European Union food safety and disease prevention agencies joined a mounting chorus today and said, don’t eat raw sprouts, as clues emerged about the origin of seeds.
AFP reports the two bodies conducted a study and said that they "strongly recommend to advise consumers not to grow sprouts for their own consumption and not to eat sprouts or sprouted seeds unless they have been cooked thoroughly."
The report by the European Food Safety Authority in Italy and the European Centre for Disease Prevention and Control in Sweden said sprouts are often sold as mixes and "during re-packaging cross-contamination cannot be excluded."
Meanwhile CIDRAP reports new trace-back investigations in German and French E. coli outbreaks are pointing to two lots of fenugreek seeds that were imported from Egypt, according to the latest threat assessment from European officials.
Sprouts from Egyptian fenugreek seeds are suspected in both a cluster of French E coli O104:H4 illnesses and the large outbreak in Germany involving the same strain, the European Centre for Disease Prevention and Control (ECDC) and the European Food Safety Authority (EFSA) said in a risk assessment today. But the agencies cautioned that there is no lab evidence yet tying the seeds to the outbreaks.
The ECDC and the EFSA said they have urgently requested that the German-based company that imported the seeds help them track other customers who received fenugreek seeds from the two lots.

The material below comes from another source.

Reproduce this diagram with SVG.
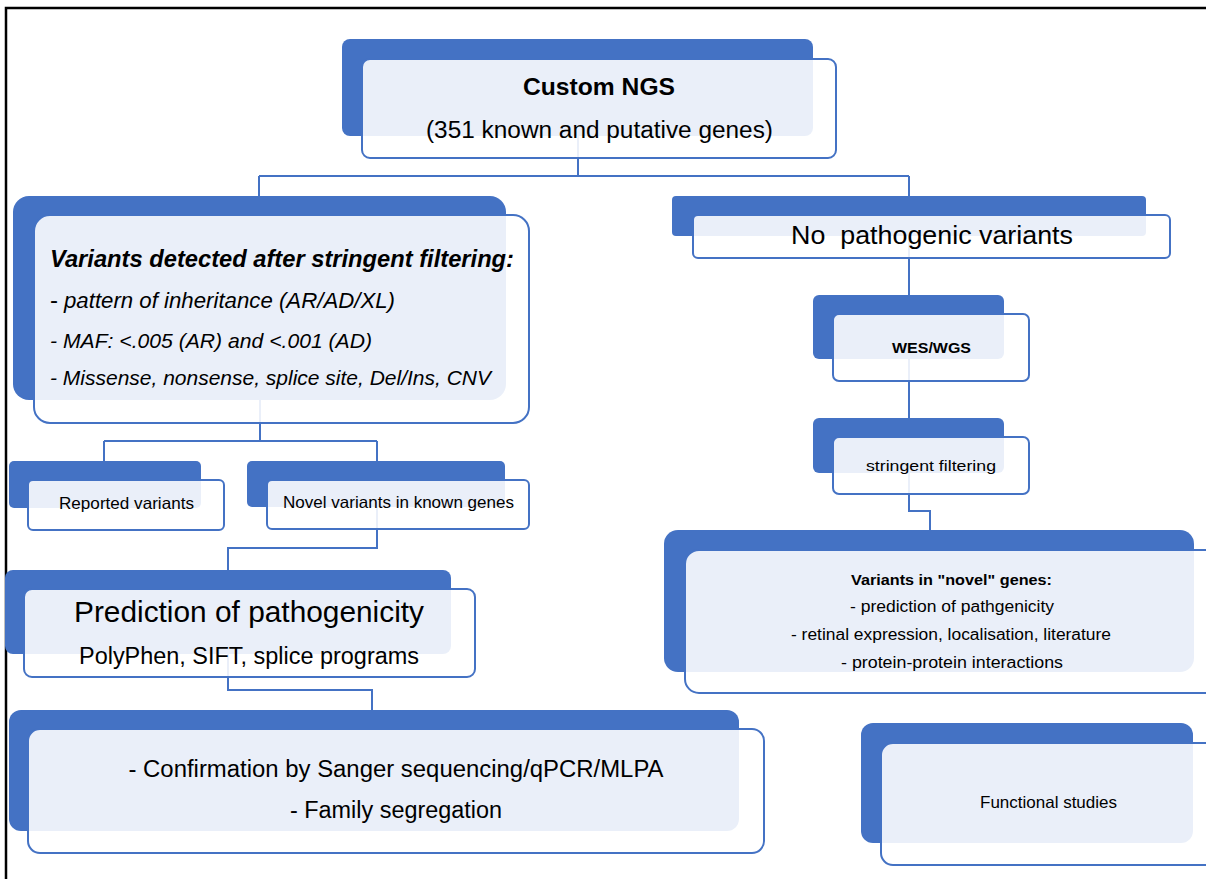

Officials suspect that Egyptian fenugreek seeds imported in 2009 are linked to the French E coli cluster and that a batch from 2010 is linked to the German outbreak. The ECDC identified the seed importer as AGA SAAT GMBH, based in Dusseldorf, Germany. It said a UK company that reportedly supplied the sprout seeds linked to the French cluster obtained the seeds from AGA SAAT GMBH.